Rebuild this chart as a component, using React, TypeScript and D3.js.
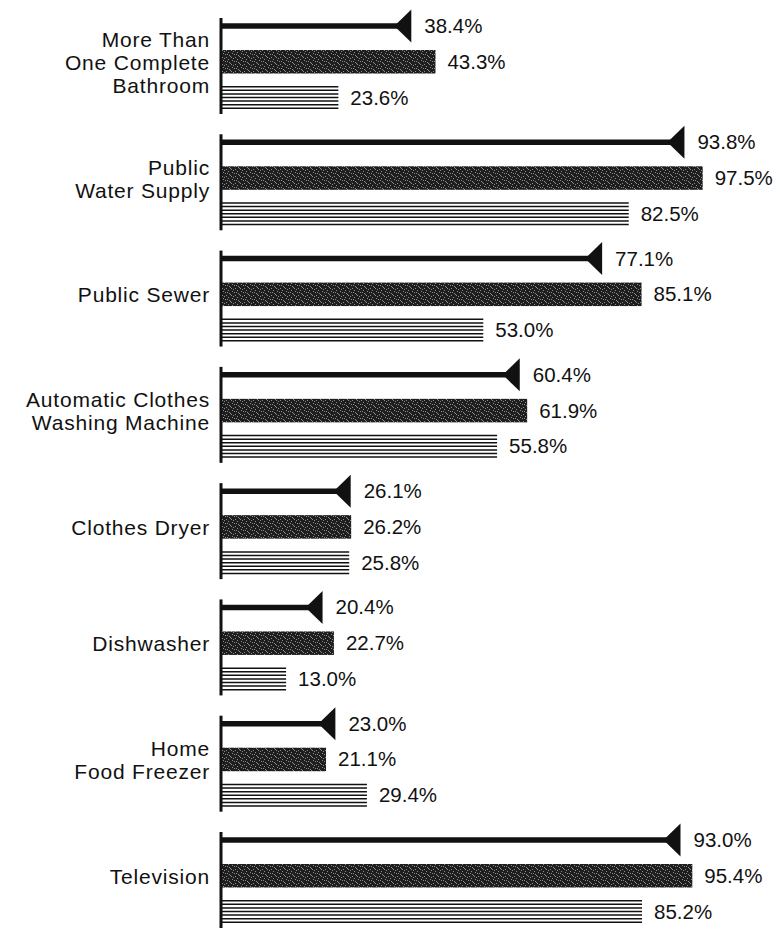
import React from "react";
import * as d3 from "d3";

const categories: string[] = [
  "More Than\nOne Complete\nBathroom",
  "Public\nWater Supply",
  "Public Sewer",
  "Automatic Clothes\nWashing Machine",
  "Clothes Dryer",
  "Dishwasher",
  "Home\nFood Freezer",
  "Television",
];
const arrowValues: number[] = [38.4, 93.8, 77.1, 60.4, 26.1, 20.4, 23.0, 93.0];
const solidValues: number[] = [43.3, 97.5, 85.1, 61.9, 26.2, 22.7, 21.1, 95.4];
const stripedValues: number[] = [23.6, 82.5, 53.0, 55.8, 25.8, 13.0, 29.4, 85.2];

const W = 780;
const H = 929;
const FONT = "'Liberation Sans', Arial, Helvetica, sans-serif";

const specks: [number, number][] = [
  [1, 1], [5, 0], [3, 3], [7, 4], [0, 5], [4, 6], [8, 2], [2, 5], [6, 1],
];

export default function App() {
  const x = d3.scaleLinear().domain([0, 100]).range([222, 715]);
  const y = d3.scalePoint<string>().domain(categories).range([26, 840]);
  const x0 = x(0);
  const fmt = (v: number) => d3.format(".1f")(v) + "%";

  return (
    <svg
      width={W}
      height={H}
      style={{ position: "absolute", left: 0, top: 0, background: "#fff" }}
      fontFamily={FONT}
    >
      <defs>
        <pattern id="grain" width="9" height="7" patternUnits="userSpaceOnUse">
          <rect width="9" height="7" fill="#1e1e1e" />
          {specks.map(([sx, sy], i) => (
            <rect key={i} x={sx} y={sy} width="1" height="1" fill="#8c8c8c" />
          ))}
        </pattern>
      </defs>
      <rect width={W} height={H} fill="#fff" />
      {categories.map((cat, i) => {
        const cy = y(cat) as number;
        const lines = cat.split("\n");
        const darkTop = cy + 24;
        const darkH = 23.5;
        const stripeTop = cy + 60;
        const stripeH = 23;
        const darkC = darkTop + darkH / 2;
        const stripeC = stripeTop + stripeH / 2;
        const aEnd = x(arrowValues[i]);
        const sEnd = x(solidValues[i]);
        const tEnd = x(stripedValues[i]);
        const nStripes = 7;
        const stripeYs = d3.range(nStripes).map(
          (k) => stripeTop + 0.75 + (k * (stripeH - 1.5)) / (nStripes - 1)
        );
        return (
          <g key={cat}>
            {lines.map((ln, k) => (
              <text
                key={k}
                x={210}
                y={darkC + 8 + (k - (lines.length - 1) / 2) * 23}
                textAnchor="end"
                fontSize={21}
                letterSpacing={0.8}
                fill="#111"
              >
                {ln}
              </text>
            ))}
            <line
              x1={x0 - 1}
              x2={x0 - 1}
              y1={cy - 8}
              y2={cy + 88}
              stroke="#111"
              strokeWidth={3}
            />
            <line
              x1={x0}
              x2={aEnd - 8}
              y1={cy}
              y2={cy}
              stroke="#111"
              strokeWidth={5.5}
            />
            <path
              d={`M${aEnd},${cy - 16.5}L${aEnd},${cy + 16.5}L${aEnd - 17},${cy}Z`}
              fill="#111"
            />
            <text x={aEnd + 13} y={cy + 7} fontSize={20.5} fill="#111">
              {fmt(arrowValues[i])}
            </text>
            <rect
              x={x0}
              y={darkTop}
              width={sEnd - x0}
              height={darkH}
              fill="url(#grain)"
            />
            <text x={sEnd + 12} y={darkC + 7} fontSize={20.5} fill="#111">
              {fmt(solidValues[i])}
            </text>
            {stripeYs.map((sy, k) => (
              <line
                key={k}
                x1={x0}
                x2={tEnd}
                y1={sy}
                y2={sy}
                stroke="#111"
                strokeWidth={1.5}
              />
            ))}
            <text x={tEnd + 12} y={stripeC + 7} fontSize={20.5} fill="#111">
              {fmt(stripedValues[i])}
            </text>
          </g>
        );
      })}
    </svg>
  );
}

------------------------------------------------

What is expected: Every line is to be duplicated exactly, though pictures stay out.

The reply:
Rebuild this chart as a component, using React, TypeScript and D3.js.
import React from "react";
import * as d3 from "d3";

const categories: string[] = [
  "More Than\nOne Complete\nBathroom",
  "Public\nWater Supply",
  "Public Sewer",
  "Automatic Clothes\nWashing Machine",
  "Clothes Dryer",
  "Dishwasher",
  "Home\nFood Freezer",
  "Television",
];
const arrowValues: number[] = [38.4, 93.8, 77.1, 60.4, 26.1, 20.4, 23.0, 93.0];
const solidValues: number[] = [43.3, 97.5, 85.1, 61.9, 26.2, 22.7, 21.1, 95.4];
const stripedValues: number[] = [23.6, 82.5, 53.0, 55.8, 25.8, 13.0, 29.4, 85.2];

const W = 780;
const H = 929;
const FONT = "'Liberation Sans', Arial, Helvetica, sans-serif";

const specks: [number, number][] = [
  [1, 1], [5, 0], [3, 3], [7, 4], [0, 5], [4, 6], [8, 2], [2, 5], [6, 1],
];

export default function App() {
  const x = d3.scaleLinear().domain([0, 100]).range([222, 715]);
  const y = d3.scalePoint<string>().domain(categories).range([26, 840]);
  const x0 = x(0);
  const fmt = (v: number) => d3.format(".1f")(v) + "%";

  return (
    <svg
      width={W}
      height={H}
      style={{ position: "absolute", left: 0, top: 0, background: "#fff" }}
      fontFamily={FONT}
    >
      <defs>
        <pattern id="grain" width="9" height="7" patternUnits="userSpaceOnUse">
          <rect width="9" height="7" fill="#1e1e1e" />
          {specks.map(([sx, sy], i) => (
            <rect key={i} x={sx} y={sy} width="1" height="1" fill="#8c8c8c" />
          ))}
        </pattern>
      </defs>
      <rect width={W} height={H} fill="#fff" />
      {categories.map((cat, i) => {
        const cy = y(cat) as number;
        const lines = cat.split("\n");
        const darkTop = cy + 24;
        const darkH = 23.5;
        const stripeTop = cy + 60;
        const stripeH = 23;
        const darkC = darkTop + darkH / 2;
        const stripeC = stripeTop + stripeH / 2;
        const aEnd = x(arrowValues[i]);
        const sEnd = x(solidValues[i]);
        const tEnd = x(stripedValues[i]);
        const nStripes = 7;
        const stripeYs = d3.range(nStripes).map(
          (k) => stripeTop + 0.75 + (k * (stripeH - 1.5)) / (nStripes - 1)
        );
        return (
          <g key={cat}>
            {lines.map((ln, k) => (
              <text
                key={k}
                x={210}
                y={darkC + 8 + (k - (lines.length - 1) / 2) * 23}
                textAnchor="end"
                fontSize={21}
                letterSpacing={0.8}
                fill="#111"
              >
                {ln}
              </text>
            ))}
            <line
              x1={x0 - 1}
              x2={x0 - 1}
              y1={cy - 8}
              y2={cy + 88}
              stroke="#111"
              strokeWidth={3}
            />
            <line
              x1={x0}
              x2={aEnd - 8}
              y1={cy}
              y2={cy}
              stroke="#111"
              strokeWidth={5.5}
            />
            <path
              d={`M${aEnd},${cy - 16.5}L${aEnd},${cy + 16.5}L${aEnd - 17},${cy}Z`}
              fill="#111"
            />
            <text x={aEnd + 13} y={cy + 7} fontSize={20.5} fill="#111">
              {fmt(arrowValues[i])}
            </text>
            <rect
              x={x0}
              y={darkTop}
              width={sEnd - x0}
              height={darkH}
              fill="url(#grain)"
            />
            <text x={sEnd + 12} y={darkC + 7} fontSize={20.5} fill="#111">
              {fmt(solidValues[i])}
            </text>
            {stripeYs.map((sy, k) => (
              <line
                key={k}
                x1={x0}
                x2={tEnd}
                y1={sy}
                y2={sy}
                stroke="#111"
                strokeWidth={1.5}
              />
            ))}
            <text x={tEnd + 12} y={stripeC + 7} fontSize={20.5} fill="#111">
              {fmt(stripedValues[i])}
            </text>
          </g>
        );
      })}
    </svg>
  );
}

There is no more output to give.